Tuesday, March 27, 2012

From Brokenness to Creativity and Healing


I recently watched a program on CNN regarding the recent massacre of the Syrian people.  I woke up haunted by it. This isn’t exactly a subject for my Little House Blog or is it?

My eldest daughter has been teaching me about blogs and her rule number one stressed that I should NOT write about my political or religious beliefs (she knows me too well!).  My blog is about my day to day creations in my Little House Home Arts. And I am not breaking this rule!

This program was about the reality of our world.  It is not a secret to any of us that there is so much brokenness…broken hearts, promises, bodies, families, relationships, nations, governments. I thought this was merely a dark Lenten day for me, but I realized that the story doesn’t end there for any of us. There is healing through love and passion and that is what art is about….. taking bits and pieces of materials, with bits and pieces of time, and bits and pieces of love and passion to create something new and different. With it comes healing and a wonderful feeling of satisfaction.

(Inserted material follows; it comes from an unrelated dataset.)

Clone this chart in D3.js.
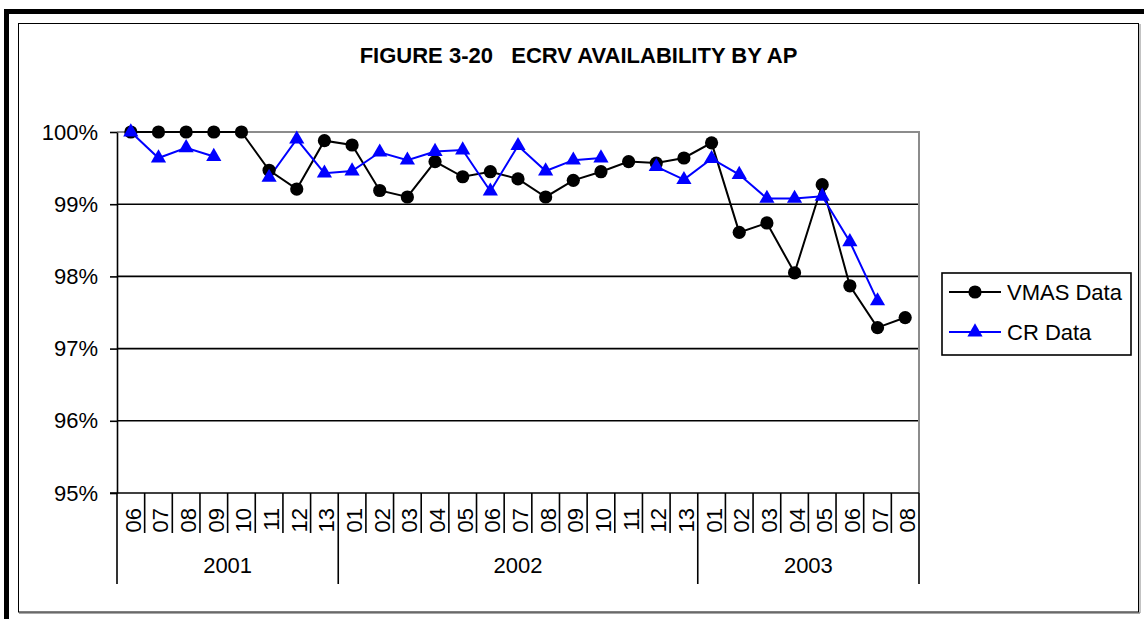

My Little House Home Arts, from it’s conception has been about making a little house into a home stitched with love, healing and warmth. My “business” has come together from a collection of hope lovingly given to me by others who have shared the bits of their lives, often in the form of scraps.  Many were small and unmatched, and some came with shared patterns and their dreams of me making something beautiful out of their "little bits".  My husband would likely smile and comment about our basement being filled with rooms full of bins of "bits", but that is the way collections grow.  It is truly more than an assortment of material scraps. It is a vast collection of precious love that gets stitched into our personal creations.

I am not meaning in any way to trivialize Syria and the devastation there.  I cannot imagine what it would be like to survive under those circumstances, but I can speak to the healing effect of taking what we are given in life and creating all that we can from it and sometimes under some pretty difficult circumstances and/or health conditions. Our rich heritage of traditional arts was based on the need to do just that.